One of the most off-putting things to me about #AI #LLM-based tools is that they encourage you to treat these models like people. You talk to it like it’s sentient, and you assume it has a theory of mind, and you give it tasks like you would another person. If it doesn’t work, you have a “conversation” with it as if you’re trying to explain something to another human being, then encourage it to try again.

That sort of interaction necessarily engages your “human interaction” set of skills in your brain, and it is really easy to fall into the trap of believing that an LLM *is* another human being. To me, this illusion creates a moral hazard, encouraging the user to imbue the statistical autocomplete machine with human characteristics that it doesn’t deserve, and explaining its (mis)behavior in human terms. Do this often enough, and the user will start thinking about the model in terms of human interaction, which is a category error with serious implications.

Not only is this kind of error bad for your mental health, it also blinds you to vulnerabilities due to the inaccuracy of your mental model. These are statistical word-selecting machines. The illusion of their sentience or humanity resides entirely in your head, because they use human-like phrases that trick you into seeing life where there isn’t. By treating them as something they are not, you are opening yourself to attack vectors, category errors, and unmet expectations that you don’t even realize were possible.
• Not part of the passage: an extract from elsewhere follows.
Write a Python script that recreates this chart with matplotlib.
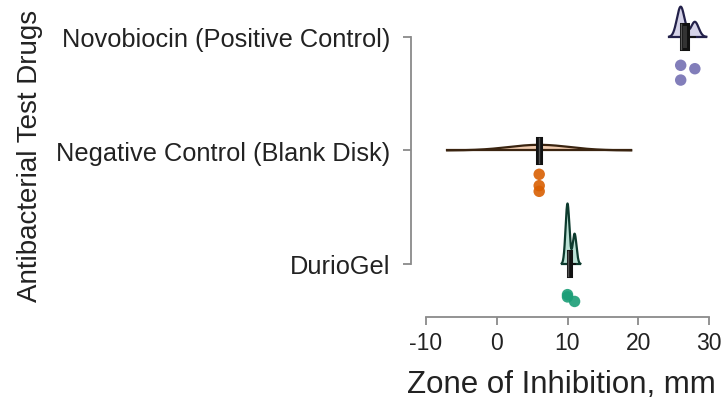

@drahardja the unsettling thing is that making the other choice of interaction modes ALSO has a serious hazard: it trains your subconscious that there's a class of things that talk like humans but should be dehumanized.
@Catfish_Man Right. So the end result of extensive LLM use is either psychosis or sociopathy, unless you are constantly on guard against falling into either camp.
@drahardja @Catfish_Man I have always been a psychotic sociopath, so this sounds like a you problem.